Every year, 26,000 babies are stillborn in America. In 2003, one of them was my son.

Friday, July 25, 2008

Hanging Here in Space

That Christmas, before Ben died, my husband or daughter, I don't remember which one, gave me the Sacred Love CD by Sting. We listened to it that day, though not thoroughly enough for me to really hear the songs and learn the words. As it turned out, I didn't listen to it again before Ben died, and in the months that followed, I couldn't listen to any music at all.

About six months after his death, I started listening to music again, CDs that I thought would be safe, that wouldn't make me cry. And I pulled out Sacred Love in my car one day as I ran errands, cruising along in the sunshine of a late-spring day, though my thoughts were always, always, on Ben.

It's a post-9/11 album, both in release date and in content. Sting sings of war, love, memory. I wasn't expecting to find a song that would make me gasp for breath and have me sobbing halfway through, but one song, "Dead Man's Rope," nearly did me in that day, and on many days since. The lyrics took my breath away, felt just exactly right for where I was in my life: drifting, walking away from one thing and trying to walk into another, walking away from emptiness and devastation. I searched online to see just what Sting was thinking when he wrote the song, but found only a short commentary, that it is about a man trapped in a "well of memory", needing to deal with reality. I think it's a little more religious than that, at least for me, but I'll let you judge:

Dead Man's Rope
"A million footsteps, this left foot drags behind my right
But I keep walking, from daybreak, 'til the falling night
And as days turn into weeks and years
And years turn into lifetimes
I just keep walking, like I've been walking for a thousand years

Walk away in emptiness, walk away in sorrow,
Walk away from yesterday, walk away tomorrow,

If you're walking to escape, to escape from your affliction
You'd be walking in a great circle, a circle of addiction
Did you ever wonder what you'd been carrying since the world was black?
You see yourself in a looking glass with a tombstone on your back

Walk away in emptiness, walk away in sorrow,
Walk away from yesterday, walk away tomorrow,
Walk away in anger, walk away in pain
Walk away from life itself, walk into the rain

All this wandering has led me to this place
Inside the well of my memory, sweet rain of forgiveness
I'm just hanging here in space

Now I'm suspended between my darkest fears and dearest hope
Yes I've been walking, now I'm hanging from a dead man's rope
With Hell below me, and Heaven in the sky above
I've been walking, I've been walking away from Jesus' love

Walk away in emptiness, walk away in sorrow,
Walk away from yesterday, walk away tomorrow,
Walk away in anger, walk away in pain
Walk away from life itself, walk into the rain

All this wandering has led me to this place
Inside the well of my memory, sweet rain of forgiveness
I'm just hanging here in space

The shadows fall
Around my bed
When the hand of an angel,
The hand of an angel is reaching down above my head

All this wandering has led me to this place
Inside the well of my memory, sweet rain of forgiveness
Now I'm walking in his grace
I'm walking in his footsteps
Walking in his footsteps,
Walking in his footsteps

All the days of my life I will walk with you
All the days of my life I will talk with you
All the days of my life I will share with you
All the days of my life I will bear with you

Walk away from emptiness, walk away from sorrow,
Walk away from yesterday, walk away tomorrow,
Walk away from anger, walk away from pain
Walk away from anguish, walk into the rain."

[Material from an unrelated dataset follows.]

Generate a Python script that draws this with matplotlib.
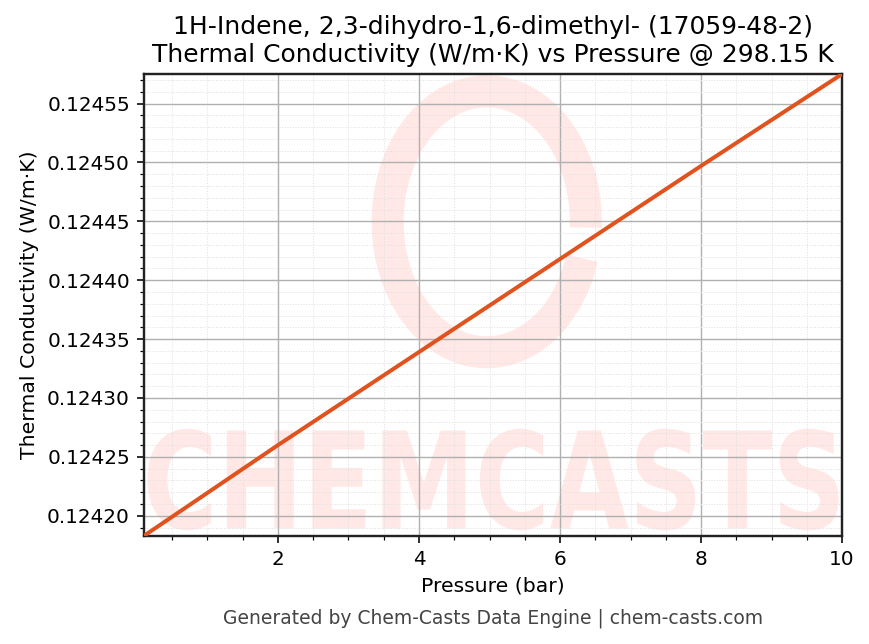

I've been sitting here with my laptop trying to explain to you what this song meant to me, and I find I can't. It's tied too much to that time, it's too deep in my soul for me to make sense of to anyone else. But that emptiness, that sorrow, the notion of walking away from everything, but still being "led here to this place" - that's where I was, hanging in space. Waiting.

Thursday, July 17, 2008

Days Like This

Ok, folks, bear with me. I'm going to whine. (I've been hearing so much whining from my daughter that it has rubbed off.)

I'm exhausted. Not sleeping well - too hot, too stressed out, too much on my 'to-do' list worrying me. Summer has officially become too long this week; my kids are between camps and lessons and the constant requests for something to do, to phone a friend, the 'I'm-boreds,' the 'why-won't you-let-me's,' the, 'this-is-the-worst-day-of-my-life' screaming fits . . . well, I've had enough. I feel totally unappreciated and unacknowledged. Parenting is the best thing I have ever done and the hardest thing I've ever done. No one tells you that, while you're raising your kids, they won't appreciate you, they won't say 'thank you' unless reminded 18 times, they will demand as much of you as they can get and they won't respect the fact that you are exhausted, have a need for time to yourself, or are trying to make dinner/pay bills/clean/have a conversation on the phone . . . .

What's in order for me right now is a good massage, a pedicure, and a big, big margarita. (And none of those things are going to happen, especially not the margarita as it is currently 10:30 in the morning.) I am feeling sorry for myself, but I'll get over it. Thanks for indulging me.